Sun, 04 Mar 2001

A day with a conservation chief in Bali

Tri Siswo Raharjo, chief of West Bali's Conservation Office, loves to dress like a Texas cowboy from Hollywood westerns, with a Stetson, greyish green shirt and casual pants and sneakers.

A bureaucrat transplanted to West Bali National Park by the Central government in 1999, his way of viewing environmental issues is as independent as his dress sense. The 41-year-old father of three befriends non-governmental organization (NGO) activists, but also considers the opportunities to reconcile conservation and business through ecotourism.

The Jakarta Post's Pandaya spent a day recently with Tri.

CEKIK, West Bali (JP): It was one of Tri's very important days in the office in Cekik: meeting with activists from Conservation International (CI), at 10 a.m.

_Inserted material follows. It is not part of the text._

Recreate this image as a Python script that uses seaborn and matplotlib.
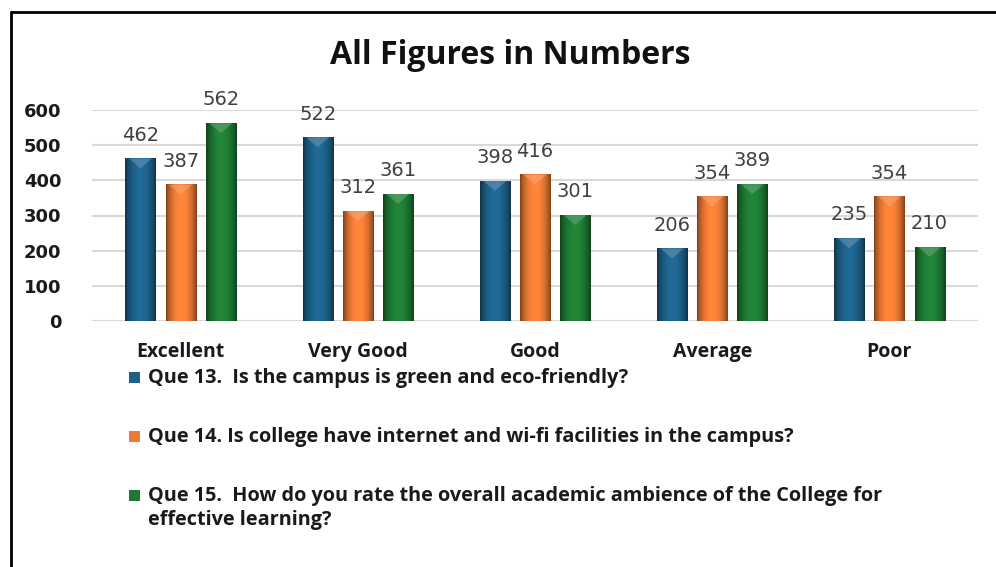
import numpy as np
import pandas as pd
import matplotlib
matplotlib.use("Agg")
import matplotlib.pyplot as plt
import seaborn as sns
from matplotlib.patches import Rectangle, Polygon
from matplotlib.lines import Line2D
from matplotlib.colors import to_rgb

categories = ["Excellent", "Very Good", "Good", "Average", "Poor"]
series_names = [
    "Que 13.  Is the campus is green and eco-friendly?",
    "Que 14. Is college have internet and wi-fi facilities in the campus?",
    "Que 15.  How do you rate the overall academic ambience of the College for\neffective learning?",
]
que13 = [462, 522, 398, 206, 235]
que14 = [387, 312, 416, 354, 354]
que15 = [562, 361, 301, 389, 210]
yticks = [0, 100, 200, 300, 400, 500, 600]
title = "All Figures in Numbers"

colors = ["#1D6189", "#EE7A34", "#1E7A33"]

rows = []
for name, vals in zip(series_names, [que13, que14, que15]):
    for c, v in zip(categories, vals):
        rows.append({"Category": c, "Series": name, "Value": v})
df = pd.DataFrame(rows)

sns.set_theme(style="white")
plt.rcParams["font.family"] = ["DejaVu Sans"]

fig = plt.figure(figsize=(9.96, 5.67), dpi=100)
ax = fig.add_axes([92 / 996, 1 - 321 / 567, (978 - 92) / 996, (321 - 110) / 567])

sns.barplot(data=df, x="Category", y="Value", hue="Series", order=categories,
            hue_order=series_names, palette=colors, width=0.68, gap=0.25,
            ax=ax, legend=False, edgecolor="none", zorder=3)

# cylinder-like shading with a light chevron on top
shade = np.linspace(0, 1, 64)
prof = 0.5 + 0.6 * np.sin(np.pi * shade) ** 0.7
for i, cont in enumerate(ax.containers):
    base = np.array(to_rgb(colors[i]))
    img = np.clip(prof[None, :, None] * base[None, None, :], 0, 1)
    light = np.clip(base + (1 - base) * 0.35, 0, 1)
    for p in cont.patches:
        x, w, h = p.get_x(), p.get_width(), p.get_height()
        ax.imshow(img, extent=(x, x + w, 0, h), aspect="auto",
                  zorder=3.5, clip_path=p, clip_on=True, interpolation="bilinear")
        ax.add_patch(Polygon([(x + 0.12 * w, h), (x + 0.88 * w, h), (x + 0.5 * w, h - 28)],
                             closed=True, facecolor=light, edgecolor="none",
                             alpha=0.55, zorder=3.7))
    ax.bar_label(cont, padding=10, fontsize=14, color="#404040", clip_on=False)
ax.set_ylim(0, 600)
ax.set_xlim(-0.5, 4.5)

ax.set_yticks(yticks)
ax.set_yticklabels([str(t) for t in yticks], fontsize=13, fontweight="bold", color="#1a1a1a")
ax.set_xticks(range(len(categories)))
ax.set_xticklabels(categories, fontdict={"family": "Open Sans", "weight": "bold",
                                         "size": 14, "color": "#1a1a1a"})
ax.tick_params(axis="y", length=0, pad=22)
ax.tick_params(axis="x", length=0, pad=15)
ax.set_xlabel("")
ax.set_ylabel("")
ax.grid(axis="y", color="#d9d9d9", linewidth=1.5, zorder=0)
ax.set_axisbelow(True)
for s in ax.spines.values():
    s.set_visible(False)

fig.text(510 / 996, 1 - 55 / 567, title, ha="center", va="center",
         fontsize=23, fontweight="bold", family="Open Sans", color="#111111")

# legend
ys = [378, 437, 496]
for name, col, y in zip(series_names, colors, ys):
    fig.patches.append(Rectangle((129 / 996, 1 - (y + 5) / 567), 11 / 996, 11 / 567,
                                 transform=fig.transFigure, facecolor=col,
                                 edgecolor="none"))
    fig.text(148 / 996, 1 - (y - 10) / 567, name, ha="left", va="top",
             fontsize=14.3, fontweight="bold", family="Open Sans", color="#1a1a1a",
             linespacing=1.3)

# frame
fig.add_artist(Line2D([11 / 996, 11 / 996], [0, 1 - 12 / 567], transform=fig.transFigure,
                      color="black", linewidth=2))
fig.add_artist(Line2D([11 / 996, 1], [1 - 12 / 567, 1 - 12 / 567], transform=fig.transFigure,
                      color="black", linewidth=2))

fig.savefig("out.png", dpi=100)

He was eager to impress the CI boss, Russel Mittermeier, that his Save the Bali Starling campaign deserved the U.S.-based NGO's assistance.

He took the four guests to the meeting room where he briefed them about the national park and the conservation efforts his office has been making. Rambutan and snake fruit were served.

After the 10-minute briefing, he took the group to the breeding center, some three kilometers to the north of the office, in two cars.

Forest rangers and forest police officers greeted him, their "commandant", with a military salute.

"We want to build iron fences around the existing aviary to prevent the 1999 robbery from happening again," he told his guests after touring the complex.

The next destination was a Bali starling reintroduction post in Menjangan island, a popular resort for surfers. The group arrived at the post after a 30-minute journey from a quay on a wooden motorboat.

A small accident happened when Tri as the "tour leader" alighted from the boat. The flimsy wooden ladder cracked under his weight, throwing him into the water. He was wet all over. His cell-phone was soaked too but -- "hello, hello" -- thankfully, it was water-resistant.

"It was a good thing that it was me who fell from the boat," the red-faced bureaucrat said. "If it was them, what in the world would they have said about us?" he said, referring to Mittermeier and his wife Christina.

After a brief lecture about the post and its facilities, Tri showed his guest around the post, with water still dripping from his shirt and pants.

"Our rangers sleep in those wooden beds with lighting by kerosene lamps. Drinking water is a precious thing supplied on an irregular basis," he said. "By the way, there are no malaria mosquitoes here, you are safe."

The next trip took us to a hill where much of the national park spread below and beyond. Tri told his rangers to whistle and call some starlings for the guests to see.

It was really his day. His wish to please his guests came true. A shiny white starling flew in over the horizon and perched on a tall tree for everybody to watch.

Although it was only a white dot from the distance, the guests beamed with joy.

"Hah, we are watching one of the world's 13 mynahs in the wild," said Mittermeier, who spotted another two starlings in the jungle trip that day.

Tri could not say no when at dusk his American guests insisted on going to the place where another CI activist, Tom, had sighted a hanging parrot the previous day.

"Let them go to satisfy their curiosity," he told his aide.

Some half an hour later, his guests came out of the forest, saying the parrot was nowhere to be seen, perhaps because it was dark already.

Time was flying as the night fell. We sped off to a $75 million eco-resort in the jungle, being built by a Jakarta-based private company in cooperation with the park management.

Tri entertained his guests at an elevated cottage from where we could enjoy the landscape of the forest and the boisterous sound of insects.

He explained how he struggled for the materialization of the project despite bureaucratic and financial hurdles.

The jungle trip ended at about 9 p.m. We moved out along three kilometers of dusty roads to get to the main road.

"It took a long time before I managed to ensure the company (that is building the resort) that we should keep the dirt paths. If they insisted on having them asphalted, then they would lose their natural character," Tri said.

Communications on handie-talkies with rangers in the jungle continued along the way back to Cekik that night. Tri asked them not to hesitate to shoot criminals who threatened their lives, but never to take the law into their own hands.